Des sapins de Noël défraîchis décorent déjà le bas des cours d'immeubles et le coin des rues. Certains resteront installés sur un balcon jusqu'à l'été ; des retardataires iront jusqu'à attendre, comme l'année dernière, l'année d'avant, le siècle dernier, longtemps, un certain temps – particulier - pour se défaire, enfin, de leur sapin. Pour étirer le temps? Pour imposer leur propre mesure du temps, leur calendrier personnel ? 

Il est temps d'être résolu à, il est temps d'espérer que, il est temps de changer de, il est temps de commencer à... Dressons notre liste de résolutions. En janvier, advient le temps des résolutions, des bonnes. Commandement extérieur ? Rituel collectif ? Nécessité intérieure ? Ralliement symbolique et universel autour de la conviction que ce sera mieux maintenant ? Non. Plutôt, une sorte d’inventaire – nous serons soutenus dans l’exercice par des médias toujours au taquet – de ce que l’année 2015 nous doit, n’a pas apporté, a gardé pour elle ou a omis de faire pour nous. Plutôt une projection indicible dans un à venir plus généreux.

S'agit-il d'invoquer aussi des Esprits protecteurs dans l'intimité de son carnet de notes, dans le privé de son agenda, dans le secret de son cœur pour, qu'effectivement, il se passe quelque chose ? … De bien, j’entends… de durable aussi, on peut rêver, non ?  Je propose que chacun dessine dans sa grotte intérieure des messages rupestres : objectifs à cornes, attentes au galop, désirs poilus, prières en écailles, vœux à plumes. A regarder sans compter. Et d'y graver toutes ces sortes de choses magiques, toutes ces formules et ces mantras - indispensables. A répéter chaque matin, devant sa glace, au petit déjeuner - seul(e) ou en famille, dans sa voiture ou dans le métro... Pour SE donner la possibilité - parce qu'elle ne peut venir que de soi - de devenir ce qu'on doit être ou d’affirmer ce qu’on est déjà. Ou encore, pour trouver l’énergie flamboyante de résister à l’apathie et de combattre la résistance du corps et de l'âme au bonheur fondamental.

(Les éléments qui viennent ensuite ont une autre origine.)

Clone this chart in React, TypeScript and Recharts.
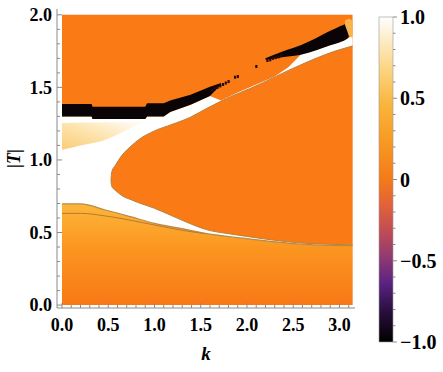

Ca se fera par touches, le changement significatif arrive par touches, tranquillement, d’un pas chaloupé et discret, sans qu’on s’en aperçoive… Ou il viendra à toute vitesse, dans une urgence inexorable. Qui sait ?
 

Un bel hiver à toutes et à tous et une entrée sereine dans cette nouvelle année, sous l'oeil malicieux de l'illustrateur anglais Arthur Rackham auquel j'ai eu envie de rendre un hommage très personnel, avec cette nouvelle composition en noir et blanc.